It was anticipated that the Boundaries Commission would carry out the necessary inquiry and ensure that at least one electorate was added to each Province by or before 2012. It is understood the Boundaries Commission did carryout the inquiries and compiled the report. Unfortunately, the Government under the leadership of Grand Chief Sir Michael Somare refused or failed to accept, table and implement the Boundaries Commission Report. The O’Neill/Namah Government was left with no option but to do the necessary changes to revert to the original position.
Whilst the O’Neill/Namah Team was in haste in trying to do the necessary amendments to the Constitutional Laws to allow the Open Seats to remain as they are, a very fundamental constitutional blunder appears to have been committed when passing that very crucial amendment in Parliament when Parliament last set.
Parliament is understood to have passed the motion to amend the Organic Law, particularly section 35 of the Organic Law on National and Local Level Government with a two thirds majority of at least 73 votes. Parliament may have committed an error which goes the heart of whether or not the relevant amendment was done and whether or not this country can go to elections with the existing open electorate seats. Let us consider the relevant laws that provide for this process and see whether such an error was committed.
The Organic Law on National and Local-level Government Elections, is an organic law created under Part VI.2 (The National Parliament) of Constitution. Part VI.2 accommodates sections 100 – 137. The Determination of Electorates is provided by section 125 of Constitution.
Section 17 of Constitution provides for Prescribed Majority of Votes needed to amend certain provisions of the Constitution. Subsection (3) provides that “For the purposes of Subsection (1) the prescribed majority of votes for this subsection, Sections 35, 36, 50, 57, 105, 106, 109, 113, 125, 126, 155, 157, 160, 163, 217, 235, 239, 243, 244, 245 and 269 is a three-quarters absolute majority.”
Section 17(5)(a)(i) of Constitution essentially provides that in a case of amending an Organic Law where the making of that Organic Law is prescribed by the Constitution, the majority of the votes is the majority provided under the relevant constitutional provision.
Since the Organic Law on National and Local-level Government Elections is an organic law prescribed by the Constitution under Part VI.2 of Constitution, the majority of the votes to amend the Organic Law would be as prescribed by the Constitution. In the case of Section 125 and 126, section 17(3) of Constitution is clear that it needs a three-quarters absolute majority which is at least 82 votes.
The Constitution also makes provisions under Section 15 for urgent alterations to the Constitutional Laws in instances whereby the requirements for prescribed absolute majority of votes can be waived under the circumstances. However, subsection (5) (i) qualifies that by stating that section 15 does not apply to proposed laws to alter the provisions of the Constitution and Organic Laws made for the purposes Division VI.2. (The National Parliament).

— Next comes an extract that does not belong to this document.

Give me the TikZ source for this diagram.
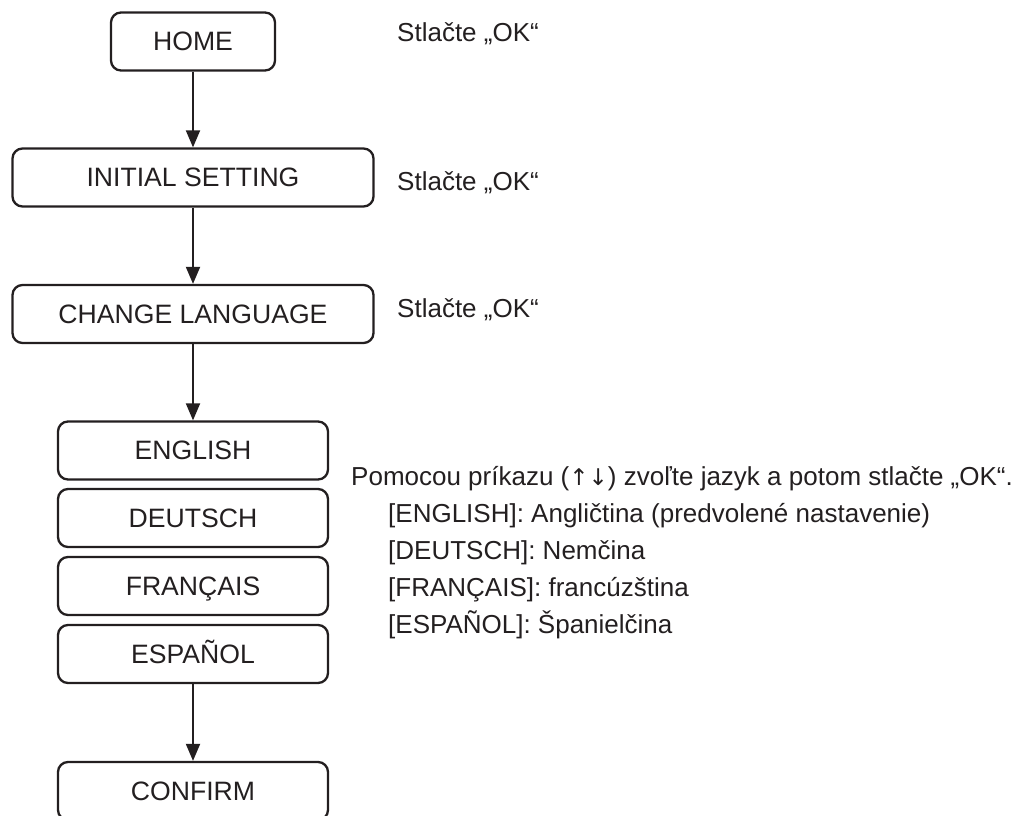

In order to amend the Constitution and any Organic Laws, Section 14 of Constitution states that the prescribed majority of votes should be expressed on at least two occasions after opportunity for debate on the merits. That should be during different meetings of Parliament and separated by at least two months.
The amendment to retain the original open seats is an amendment that needs at least 82 (3/4 absolute majority) votes on the floor of Parliament and Section 15(5)(i) of Constitution prohibits any attempt to treat it as an urgent alteration. It has to go through compulsory two readings, separated by two sittings and at least two months.
Looking at the relevant Organic Law on National and Local-level Government Elections provision for open electorates in 2012, it provides under section 35 that:
35. OPEN ELECTORATES .
(1)The number of open electorates shall be as determined by the Boundaries Commission but in no case shall the number of open electorates be less than 110 or more than 120.
(2) There shall be at least one open electorate in each Province.
The word “shall” in that provision makes it mandatory for the open electorates to be more than 110 and less than 120 by 2012. Parliament had the mandatory obligation to follow that or amend it in accordance with the due process.
The purported amendment in the last sitting did not meeting the required votes and is illegal and void. It can be seen as no amendment at all, which means that Section 35 still is effective and will render the entire election existing in Constitutional vacuum. It would be a constitutional crises and any process of national election should first get the boundaries sorted out. Elections are run on predetermined electorates, not the other way around. If the foundations upon which the elections can be run are affected, it affects the whole process.
I am wondering whether this was another “hot cake legislation cooked up and bulldozed in a day just like they do with simple Acts of Parliament. Can someone measure the level of stupidity this would be?